– Достать пролётку! За шесть гривен чрез благовест, чрез клик колёс… Дышать глубже, природа возьмёт своё, – отвечает она порывисто. Лицо покрыто бисеринами пота, волосы прилипли к коже, глаза расширены, дыхание частое и прерывистое.
– Принести катетер? – спрашивает Катя.
– Да, проверим мочу на запрещённые вещества. И вызови психиатра.
– Перенестись туда, где ливень ещё шумней чернил и слёз…
Я ухожу, чтобы вернуться через полчаса, когда в отделение спускается психиатр. Нам нужно вместе осмотреть Карину.
– Что вы сделали с моим ребёнком?! – более осознанно спрашивает она, стоит нам войти. – Где мой ребёнок?! – у неё почти истерика.
Катя сидит рядом и держит в руках наполненный почти до отказа мочеприёмник.
– Вышло два литра двести, – информирует она. – Живот плоский.
Карина хватается за голову, сокрушается.
– Я потеряла ребёнка!
– Галоперидол пять миллиграммов внутримышечно, – говорю Кате.
Мы с психиатром уходим. Ему тут делать нечего, а я возвращаюсь спустя час. Карина лежит спокойная и печальная.
– Вам получше? – спрашиваю её, заглядывая в карту.
– Наверное, – растерянно и замедленно отвечает она. – Что вы мне ввели?
– Галоперидол, чтобы вы успокоились.
– Мне его нельзя, – говорит Карина, качая головой. – Он вреден для ребёнка.
– Карина, у вас нет ребёнка.
– Будет, правда, вот как у вас, – она показывает на мой живот. – Я на втором месяце.
Меня начинает мучить смутное сомнение.
– Карина, вы не беременны, – говорит Катя, – вы просто задерживали мочу.
– Катя…
– Вы сами сделали тест на беременность? – спрашивает она меня.

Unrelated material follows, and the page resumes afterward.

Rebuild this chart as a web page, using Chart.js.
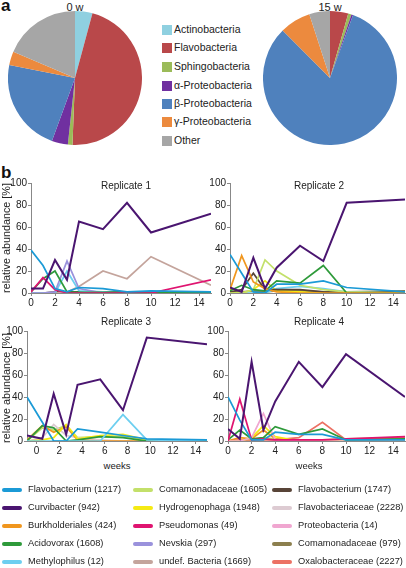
<!DOCTYPE html>
<html>
<head>
<meta charset="utf-8">
<script src="https://cdn.jsdelivr.net/npm/chart.js@4.4.1/dist/chart.umd.min.js"></script>
<style>
  body { margin: 0; background: #fff; font-family: "Liberation Sans", Arial, sans-serif; color: #222; }
  #wrap { position: relative; width: 406px; height: 568px; overflow: hidden; }
  canvas, .t { position: absolute; }
  .t { white-space: nowrap; }
  .panel { font-weight: bold; font-size: 17px; color: #111; }
  .center { transform: translate(-50%, -50%); }
  .ytitle { font-size: 10.8px; transform: translate(-50%, -50%) rotate(-90deg); }
  .pl { font-size: 10.5px; }
  .box { position: absolute; width: 10px; height: 10px; }
  .ll { font-size: 9.3px; }
  .sw { position: absolute; width: 20px; height: 4px; border-radius: 2px; }
</style>
</head>
<body>
<div id="wrap">
  <div class="t panel" style="left:1px;top:-4px">a</div>
  <div class="t panel" style="left:1px;top:163px">b</div>
  <div class="t center" style="left:75px;top:7px;font-size:11px">0 w</div>
  <div class="t center" style="left:330px;top:7px;font-size:11px">15 w</div>
  <canvas id="pie0" width="134" height="134" style="left:8px;top:11px"></canvas>
  <canvas id="pie15" width="134" height="134" style="left:263px;top:11px"></canvas>
  <div id="pieLegend"></div>

  <canvas id="rep1" width="213" height="140" style="left:0px;top:170px"></canvas>
  <canvas id="rep2" width="207" height="140" style="left:199px;top:170px"></canvas>
  <canvas id="rep3" width="213" height="140" style="left:0px;top:318px"></canvas>
  <canvas id="rep4" width="207" height="140" style="left:199px;top:318px"></canvas>
  <div class="t center" style="left:126px;top:185px;font-size:10px">Replicate 1</div>
  <div class="t center" style="left:319px;top:185px;font-size:10px">Replicate 2</div>
  <div class="t center" style="left:126px;top:321px;font-size:10px">Replicate 3</div>
  <div class="t center" style="left:319px;top:321px;font-size:10px">Replicate 4</div>
  <div class="t ytitle" style="left:6px;top:238px">relative abundance [%]</div>
  <div class="t ytitle" style="left:6px;top:388px">relative abundance [%]</div>
  <div class="t center" style="left:117px;top:465px;font-size:9.5px">weeks</div>
  <div class="t center" style="left:309px;top:465px;font-size:9.5px">weeks</div>
  <div id="lineLegend"></div>
</div>
<script>
  // Pie data (% of reads)
  const pieClasses = ["Actinobacteria", "Flavobacteria", "Sphingobacteria", "α-Proteobacteria",
    "β-Proteobacteria", "γ-Proteobacteria", "Other"];
  const pieColors = ["#8fd0e0", "#b9484a", "#9bbb59", "#7030a0", "#4f81bd", "#ec8a3e", "#a6a6a6"];
  const pie0w = [4.2, 46.4, 1.1, 3.9, 22.5, 3.3, 18.6];
  const pie15w = [0, 4.4, 0.8, 0.4, 82, 7.5, 5];

  // Line data
  const weeks = [0, 1, 2, 3, 4, 6, 8, 10, 15];
  const weeksRep3 = [-0.85, 0.5, 1.5, 2.6, 3.6, 5.6, 7.6, 9.7, 15];
  const weekTicks = [0, 2, 4, 6, 8, 10, 12, 14];
  const abundanceTicks = [0, 20, 40, 60, 80, 100];

  const taxa = ["Flavobacterium (1217)", "Curvibacter (942)", "Burkholderiales (424)", "Acidovorax (1608)",
    "Methylophilus (12)", "Comamonadaceae (1605)", "Hydrogenophaga (1948)", "Pseudomonas (49)",
    "Nevskia (297)", "undef. Bacteria (1669)", "Flavobacterium (1747)", "Flavobacteriaceae (2228)",
    "Proteobacteria (14)", "Comamonadaceae (979)", "Oxalobacteraceae (2227)"];
  const taxaColors = ["#1b9ad6", "#4a1570", "#f0961e", "#2e9a3a", "#6dcff0", "#c3e06a", "#f5ea14",
    "#df1470", "#9a92dc", "#c4a49c", "#584438", "#ddcbd2", "#f0a6d0", "#8c7f4e", "#ec7164"];

  // Replicate 1
  const rep1Curvibacter = [4, 4, 30, 12, 65, 58, 82, 55, 72];
  const rep1Flavo1217 = [39, 25, 4, 1, 5, 4, 1, 2, 1];
  const rep1Pseudomonas = [1, 14, 3, 0, 0, 0, 0, 0, 12];
  const rep1Acidovorax = [1, 13, 20, 1, 0.5, 0.5, 0.5, 0.5, 0.5];
  const rep1Nevskia = [0, 0, 1, 29, 4, 0, 0, 0, 0];
  const rep1Methylophilus = [0, 0, 0, 20, 2, 1, 0, 0, 0];
  const rep1Undef = [0, 0, 0, 1, 6, 20, 13, 33, 7];
  const rep1Flavo1747 = [0, 0, 1, 1, 1, 1, 1, 1, 1];

  // Replicate 2
  const rep2Curvibacter = [5, 1, 32, 4, 23, 43, 29, 82, 85];
  const rep2Flavo1217 = [35, 18, 1, 0, 8, 8, 11, 5, 1];
  const rep2Burkholderiales = [3, 34, 10, 4, 1, 0, 0, 0, 0];
  const rep2Acidovorax = [2, 7, 3, 2, 11, 9, 25, 0, 0];
  const rep2Comam1605 = [0, 0, 3, 30, 20, 7, 3, 1, 0];
  const rep2Flavo1747 = [1, 3, 18, 3, 3, 3, 1, 0, 1];
  const rep2Hydrogenophaga = [0, 0, 3, 11, 2, 1, 0, 0, 0];
  const rep2Methylophilus = [0, 0, 0, 0, 4, 6, 4, 1, 0];
  const rep2Comam979 = [1, 1, 2, 1, 2, 2, 1, 1, 2];

  // Replicate 3
  const rep3Curvibacter = [5, 2, 43, 6, 51, 56, 28, 94, 88];
  const rep3Flavo1217 = [40, 17, 0, 0, 11, 8, 5, 2, 1];
  const rep3Methylophilus = [0, 0, 0, 0, 0, 0, 24, 1, 0];
  const rep3Acidovorax = [0, 14, 12, 0, 1, 4, 3, 0, 0];
  const rep3Hydrogenophaga = [0, 1, 3, 15, 2, 5, 6, 1, 0];
  const rep3Burkholderiales = [1, 14, 8, 13, 1, 0, 0, 0, 0];
  const rep3Flavo2228 = [0, 3, 15, 5, 3, 1, 0, 0, 0];
  const rep3Comam1605 = [0, 12, 10, 14, 3, 4, 4, 1, 0];

  // Replicate 4
  const rep4Curvibacter = [11, 2, 72, 10, 36, 72, 49, 79, 40];
  const rep4Flavo1217 = [40, 19, 1, 1, 8, 6, 6, 1, 1];
  const rep4Pseudomonas = [0, 38, 1, 2, 1, 1, 1, 2, 4];
  const rep4Acidovorax = [1, 10, 2, 3, 13, 6, 11, 1, 2];
  const rep4Proteobacteria = [0, 0, 3, 25, 1, 0, 0, 0, 0];
  const rep4Hydrogenophaga = [0, 0, 3, 14, 4, 0, 0, 1, 1];
  const rep4Oxalobacteraceae = [0, 1, 1, 1, 1, 3, 17, 1, 3];
  const rep4Burkholderiales = [0, 3, 2, 10, 2, 0, 0, 0, 0];
  const rep4Comam1605 = [0, 0, 1, 3, 2, 1, 1, 2, 3];

  Chart.defaults.font.family = '"Liberation Sans", Arial, sans-serif';
  Chart.defaults.color = "#222";

  // Pie charts
  function makePie(id, values) {
    new Chart(document.getElementById(id), {
      type: "pie",
      data: { labels: pieClasses, datasets: [{ data: values, backgroundColor: pieColors, borderWidth: 0 }] },
      options: {
        responsive: false, animation: false,
        layout: { padding: 0 },
        plugins: { legend: { display: false }, tooltip: { enabled: false } }
      }
    });
  }
  makePie("pie0", pie0w);
  makePie("pie15", pie15w);

  // Pie legend
  const pieLegend = document.getElementById("pieLegend");
  const pieRowsY = [30, 48, 67, 86, 104, 122, 141];
  pieClasses.forEach((name, i) => {
    const box = document.createElement("div");
    box.className = "box";
    box.style.left = "162px";
    box.style.top = (pieRowsY[i] - 5) + "px";
    box.style.background = pieColors[i];
    pieLegend.appendChild(box);
    const lab = document.createElement("div");
    lab.className = "t pl";
    lab.style.left = "174px";
    lab.style.top = (pieRowsY[i] - 7) + "px";
    lab.textContent = name;
    pieLegend.appendChild(lab);
  });

  // Line charts
  function makeLine(id, xs, series, xmin, xmax, yWidth, padRight) {
    const datasets = series.map(([name, vals]) => ({
      label: name,
      data: vals.map((v, i) => ({ x: xs[i], y: v })),
      borderColor: taxaColors[taxa.indexOf(name)],
      borderWidth: name === "Curvibacter (942)" ? 2 : 1.7,
      pointRadius: 0,
      tension: 0,
      fill: false
    }));
    new Chart(document.getElementById(id), {
      type: "line",
      data: { datasets },
      options: {
        responsive: false, animation: false,
        layout: { padding: { left: 0, right: padRight, top: 13, bottom: 0 } },
        plugins: { legend: { display: false }, tooltip: { enabled: false } },
        scales: {
          x: {
            type: "linear", min: xmin, max: xmax,
            afterBuildTicks: axis => { axis.ticks = weekTicks.map(v => ({ value: v })); },
            afterFit: axis => { axis.height = 17; },
            grid: { drawOnChartArea: false, tickLength: 3, color: "#888" },
            border: { color: "#888" },
            ticks: { font: { size: 10 }, padding: 1, maxRotation: 0 }
          },
          y: {
            min: 0, max: 100,
            afterBuildTicks: axis => { axis.ticks = abundanceTicks.map(v => ({ value: v })); },
            afterFit: axis => { axis.width = yWidth; },
            grid: { drawOnChartArea: false, tickLength: 3, color: "#888" },
            border: { color: "#888" },
            ticks: { font: { size: 10 }, padding: 1 }
          }
        }
      }
    });
  }

  makeLine("rep1", weeks, [
    ["Curvibacter (942)", rep1Curvibacter],
    ["Flavobacterium (1217)", rep1Flavo1217],
    ["Pseudomonas (49)", rep1Pseudomonas],
    ["Acidovorax (1608)", rep1Acidovorax],
    ["Nevskia (297)", rep1Nevskia],
    ["Methylophilus (12)", rep1Methylophilus],
    ["undef. Bacteria (1669)", rep1Undef],
    ["Flavobacterium (1747)", rep1Flavo1747]
  ], 0, 15, 31, 2);

  makeLine("rep2", weeks, [
    ["Curvibacter (942)", rep2Curvibacter],
    ["Flavobacterium (1217)", rep2Flavo1217],
    ["Burkholderiales (424)", rep2Burkholderiales],
    ["Acidovorax (1608)", rep2Acidovorax],
    ["Comamonadaceae (1605)", rep2Comam1605],
    ["Flavobacterium (1747)", rep2Flavo1747],
    ["Hydrogenophaga (1948)", rep2Hydrogenophaga],
    ["Methylophilus (12)", rep2Methylophilus],
    ["Comamonadaceae (979)", rep2Comam979]
  ], 0, 15, 31, 1);

  makeLine("rep3", weeksRep3, [
    ["Curvibacter (942)", rep3Curvibacter],
    ["Flavobacterium (1217)", rep3Flavo1217],
    ["Methylophilus (12)", rep3Methylophilus],
    ["Acidovorax (1608)", rep3Acidovorax],
    ["Hydrogenophaga (1948)", rep3Hydrogenophaga],
    ["Burkholderiales (424)", rep3Burkholderiales],
    ["Flavobacteriaceae (2228)", rep3Flavo2228],
    ["Comamonadaceae (1605)", rep3Comam1605]
  ], -0.85, 15, 27, 6);

  makeLine("rep4", weeks, [
    ["Curvibacter (942)", rep4Curvibacter],
    ["Flavobacterium (1217)", rep4Flavo1217],
    ["Pseudomonas (49)", rep4Pseudomonas],
    ["Acidovorax (1608)", rep4Acidovorax],
    ["Proteobacteria (14)", rep4Proteobacteria],
    ["Hydrogenophaga (1948)", rep4Hydrogenophaga],
    ["Oxalobacteraceae (2227)", rep4Oxalobacteraceae],
    ["Burkholderiales (424)", rep4Burkholderiales],
    ["Comamonadaceae (1605)", rep4Comam1605]
  ], 0, 15, 29, 1);

  // Bottom legend, three columns
  const lineLegend = document.getElementById("lineLegend");
  const colX = [2, 133, 272];
  const rowY = [490, 508, 526, 544, 562];
  taxa.forEach((name, i) => {
    const col = Math.floor(i / 5), row = i % 5;
    const sw = document.createElement("div");
    sw.className = "sw";
    sw.style.left = colX[col] + "px";
    sw.style.top = (rowY[row] - 2) + "px";
    sw.style.background = taxaColors[i];
    lineLegend.appendChild(sw);
    const lab = document.createElement("div");
    lab.className = "t ll";
    lab.style.left = (colX[col] + 26) + "px";
    lab.style.top = (rowY[row] - 6) + "px";
    lab.textContent = name;
    lineLegend.appendChild(lab);
  });
</script>
</body>
</html>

– Нет, и жалею об этом, а ты?
– Вы не просили.
В палате повисает тяжёлая пауза.
Пациентка переводит взгляд с меня на медсестру, потом обратно, дальше огорчённо смотрит в стену и говорит после тяжёлого вздоха:
– У меня шизофрения. Я принимала рисперидон, но узнав, что беременна, перестала, чтобы не навредить ребёнку, – на глазах девушки появляются слёзы. – Что может галоперидол сделать малышу? – спрашивает меня.
– Если вы действительно беременны, иногда он нарушает развитие конечностей, – мне приходится быть откровенной, раз уж совершила такую ошибку.
– О, Господи! – шепчет Карина и начинает плакать, закрывая лицо рукой.
Катя вопросительно смотрит на меня. Понимаю значение её взгляда: «Ну как же так, Эллина Родионовна? Вы, такой опытный врач, и допустили подобную оплошность?» Только она молчит, от этого ещё хуже.